FR-9 Demo: HTTP action creates two teams × four agents + representative tasks.

6. Non-functional requirements

ID Requirement
NFR-1 Modularity: orchestration logic lives in apps/server/src/orchestration/; avoid growing index.ts without bound; client composables per concern.
NFR-2 Reuse: New UI uses existing theme tokens and patterns (header, cards, spacing) — no parallel design system.
NFR-3 No throwaway UI: Orchestration screens must read/write real APIs and reflect WebSocket state (no static demo pages).
NFR-4 Realtime: Orchestration mutations visible without full page reload under normal localhost conditions.
NFR-5 Security (MVP): No auth; document production need for authn/z and tenant isolation.

7. Phased roadmap (product)

Phase Scope
P0 Persisted domain + REST + WS snapshot + simulated engine + UI wired to backend + demo
P1 Non-simulated ExecutionEnvironment, auth, idempotent demo reset, patch-based WS updates
P2 Rich assignment policies, human escalation on blocked, export/audit

8. Risks & assumptions

Risk Mitigation
index.ts becomes unmaintainable Extract route registration per domain in implementation plan
Large Vue SFCs Split orchestration UI into smaller components in a dedicated slice
SQLite scale WAL + short transactions; snapshot size may need caps or paging later

Assumption: Single-region, trusted LAN / local dev for MVP.

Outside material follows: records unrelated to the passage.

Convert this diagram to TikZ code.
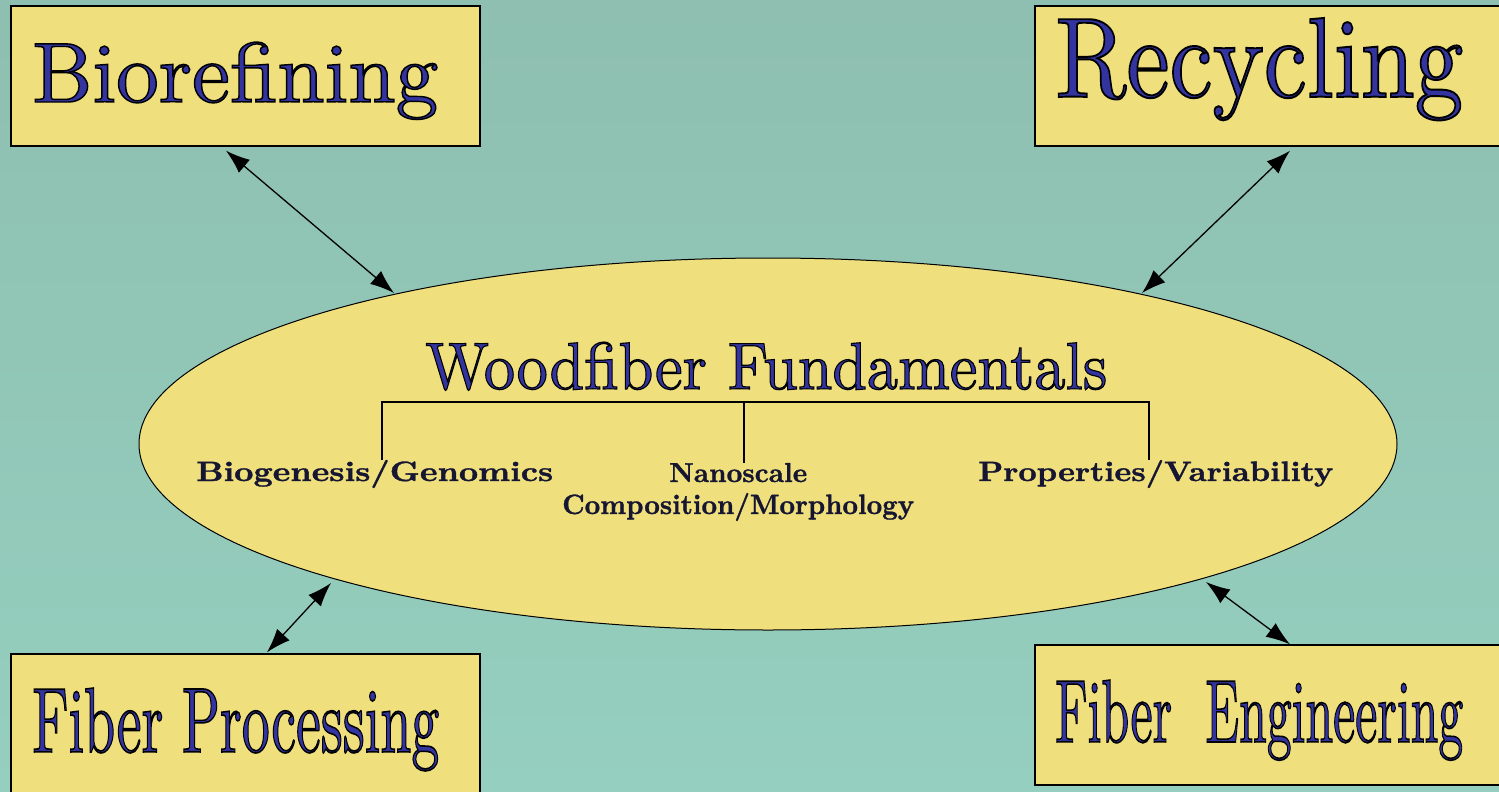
\documentclass[tikz,border=0pt]{standalone}
\usepackage{graphicx}
\usepackage{fontspec}
\setmainfont{lmroman10-regular.otf}[BoldFont=lmroman10-bold.otf]
\newfontfamily\outlfont{lmroman10-regular.otf}[FakeBold=1.7]
\newfontfamily\suboutlfont{lmroman10-bold.otf}[FakeBold=1.2]
\usetikzlibrary{arrows.meta,shapes.geometric}
\definecolor{bgtop}{RGB}{142,191,176}
\definecolor{bgmid}{RGB}{167,225,210}
\definecolor{bgbot}{RGB}{149,207,191}
\definecolor{boxfill}{RGB}{239,224,125}
\definecolor{titleblue}{RGB}{52,52,160}
\definecolor{subdark}{RGB}{22,22,50}
\tikzset{
  box/.style={draw=black, line width=1.4pt, fill=boxfill, rectangle, inner sep=0pt},
  core/.style={draw=black, line width=1pt, fill=boxfill, ellipse, inner sep=0pt},
  bigtext/.style={anchor=base west, inner sep=0pt, text=titleblue},
  subtext/.style={anchor=base west, inner sep=0pt, text=subdark},
  arr/.style={line width=1.3pt, {Latex[length=24pt,width=17pt]}-{Latex[length=24pt,width=17pt]}},
  tree/.style={line width=1.1pt}
}
\newcommand{\blackstroke}{\special{pdf:literal direct 0 0 0 RG}}
\newcommand{\fitto}[3]{\resizebox{#1pt}{#2pt}{\fontsize{20}{24}\outlfont\blackstroke #3}}
\newcommand{\fitsub}[3]{\resizebox{#1pt}{#2pt}{\fontsize{20}{24}\suboutlfont #3}}
\begin{document}
\begin{tikzpicture}[x=1pt,y=-1pt]
\useasboundingbox (0,0) rectangle (1499,792);
\shade[top color=bgtop, middle color=bgmid, bottom color=bgbot] (0,0) rectangle (1499,792);

% boxes
\node[box, minimum width=469pt, minimum height=140pt] (bio) at (245.5,76) {};
\node[box, minimum width=490pt, minimum height=140pt] (rec) at (1280,76) {};
\node[box, minimum width=469pt, minimum height=156pt] (proc) at (245.5,732) {};
\node[box, minimum width=490pt, minimum height=140pt] (eng) at (1280,715) {};

\node[bigtext] (biot) at (32,102) {\fitto{406}{60}{Biorefining}};
\node[bigtext] (rect) at (1055,97) {\fitto{408}{79}{Recycling}};
\node[bigtext] (proct) at (32,752) {\fitto{407}{64}{Fiber Processing}};
\node[bigtext] (engt) at (1055,742) {\fitto{408}{62}{Fiber\ \ Engineering}};

% central ellipse
\node[core, minimum width=1258pt, minimum height=372pt] (core) at (768,444) {};
\node[bigtext] (coret) at (425,389) {\fitto{682}{47}{Woodfiber Fundamentals}};

% tree
\coordinate (tl) at (382,402);
\coordinate (tm) at (744,402);
\coordinate (tr) at (1149,402);
\node[subtext] (bg) at (196,481) {\fitsub{357}{21}{Biogenesis/Genomics}};
\node[subtext] (nano) at (669,482) {\fitsub{138}{19}{Nanoscale}};
\node[subtext] (comp) at (562,514) {\fitsub{352}{21}{Composition/Morphology}};
\node[subtext] (prop) at (978,481) {\fitsub{355}{21}{Properties/Variability}};
\draw[tree] (tl |- bg.north) -- (tl) -- (tr) -- (tr |- prop.north);
\draw[tree] (tm) -- (tm |- nano.north);

% arrows
\draw[arr] ([shift={(-19.5,4)}]bio.south) -- ([shift={(-374,-151)}]core.center);
\draw[arr] ([shift={(10,4)}]rec.south) -- ([shift={(374,-151)}]core.center);
\draw[arr] ([shift={(-437,139)}]core.center) -- ([shift={(21.5,-1)}]proc.north);
\draw[arr] ([shift={(438,138)}]core.center) -- ([shift={(10,0)}]eng.north);
\end{tikzpicture}
\end{document}
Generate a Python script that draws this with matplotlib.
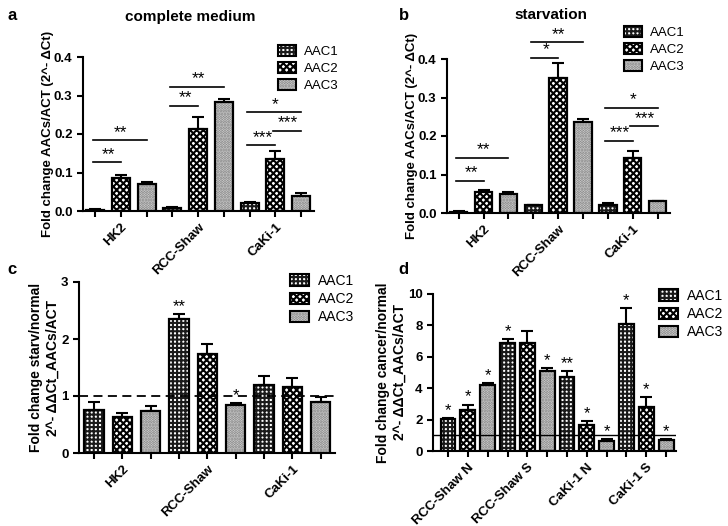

9. Acceptance criteria (P0)

  1. All FR-1–FR-9 satisfied via running server + client against real HTTP and WebSocket.
  2. Orchestration UI: create team, add task, seed demo, start/stop execution, send messages — each updates visible state without mock-only paths.
  3. Observability tab still ingests POST /events and renders timeline; orchestration hook events may appear when engine emits them.
  4. Demo endpoint creates 2 × 4 agents and multiple tasks per team.

PRD v1.1 — aligned to repo stack; implementation sequencing in implementation-plan-multi-agent-orchestration.md.